Where is the need greatest, and in what industry are we seeing the most challenges?
There are so many challenges. We think about three and a half main ones. People need help in career navigation. They need more agile ways to gain skills. They need better ways to show the skills they have. And the half is that we need good job/skill ontologies to provide a common language across the many players in the labor market ecosystem.
Manufacturing is an interesting sector for this work. The bulk of the opportunity is for middle-skilled workers, who have more than a high school education, but not a college degree. Advanced manufacturing occupations, working with Industry 4.0, robotics, and other techs, require a higher degree of skill than current manufacturing technician programs teach.
One of the more promising areas for innovation in workforce learning is healthcare. Occupation demand exceeds supply in many countries, and most occupations don’t require advanced degrees. Plus, certifications exist to help educators and employers understand what skills are needed. We’re starting some work in this space and I expect to see many fascinating new approaches that other industries can learn from.
What excites you most about the GOI?
The vision for GOI is big and collaborative and focused on individuals who can really benefit from what we do. The most exciting, and most challenging, part for me is the collaborative aspect of it. We purposely built the GOI vision to be too big for MIT to try to do alone. MIT brings many important assets for each of the GOI challenges. But we can’t possibly solve the problems for every occupation in every sector in every part of the world. Fortunately, each of these has some group that cares about helping workers and employers in that area. Steve and Vijay and I are learning a lot about building collaborations beyond what we control. Leading a movement instead of running a project or organization. It’s challenging but really exciting.
Where do you see the Global Opportunity Initiative in five years?
If we are successful, the GOI will be truly global and truly helpful for workers – and their employers – around the world. The GOI aims to assist organizations in helping individuals thrive in their careers. In five years I hope to see hundreds of organizations sharing their practices, vibrant communication in many directions, good media attention, and a dozen or more working groups and sponsored projects tackling specific challenges. I’d like to be able to count the number of people helped in the tens of thousands, with many more in the coming years. Our goal is to transform the process of workforce learning globally – to have an appreciable and countable impact on the lives of millions of people. Even if we only get part way to that goal, we’ll have made a difference.
What do you like most about working at MIT?
MIT encourages people to think big. And it demands excellence. It assembles the most talented people, and gives them space to do great things. It’s not free; we need to find the funding, assemble the right people, and make solid progress. But the MIT environment makes it possible.

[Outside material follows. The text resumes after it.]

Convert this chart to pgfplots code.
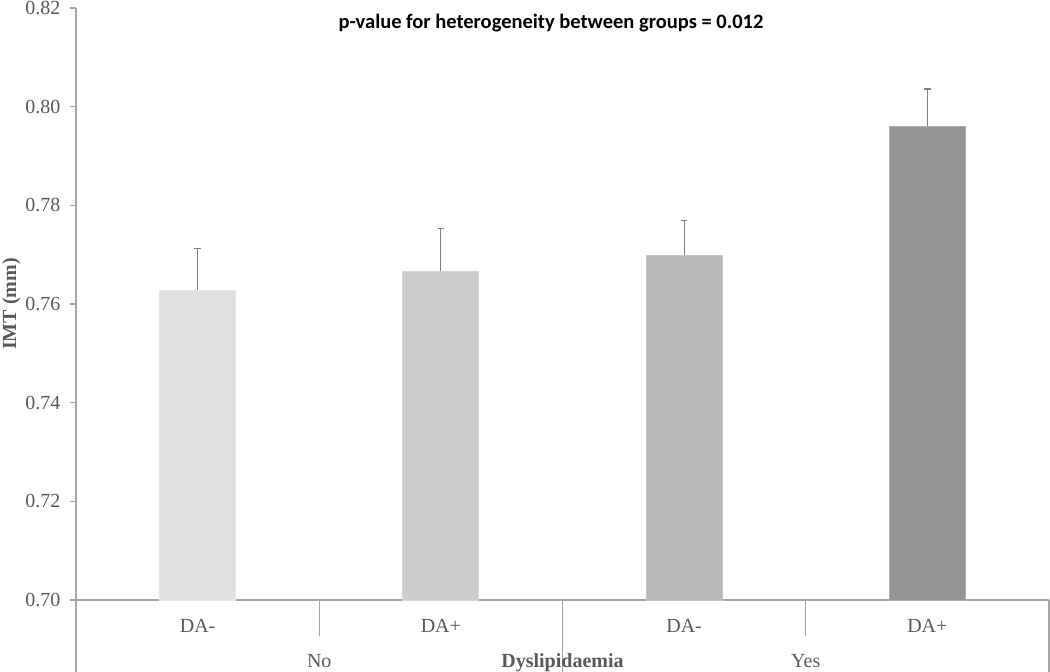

The constant drive and the excellence of the MIT community is challenging because, no matter what you do, somebody else is doing something better. And there’s always someone pushing you to do more and do it better. But it’s also highly motivating.
Our team is very excited to make the GOI happen. We’re starting this among MIT and a small group of collaborators. But, if we’re successful, MIT will become only one player in a self-sustaining global community that helps millions of people thrive in their careers.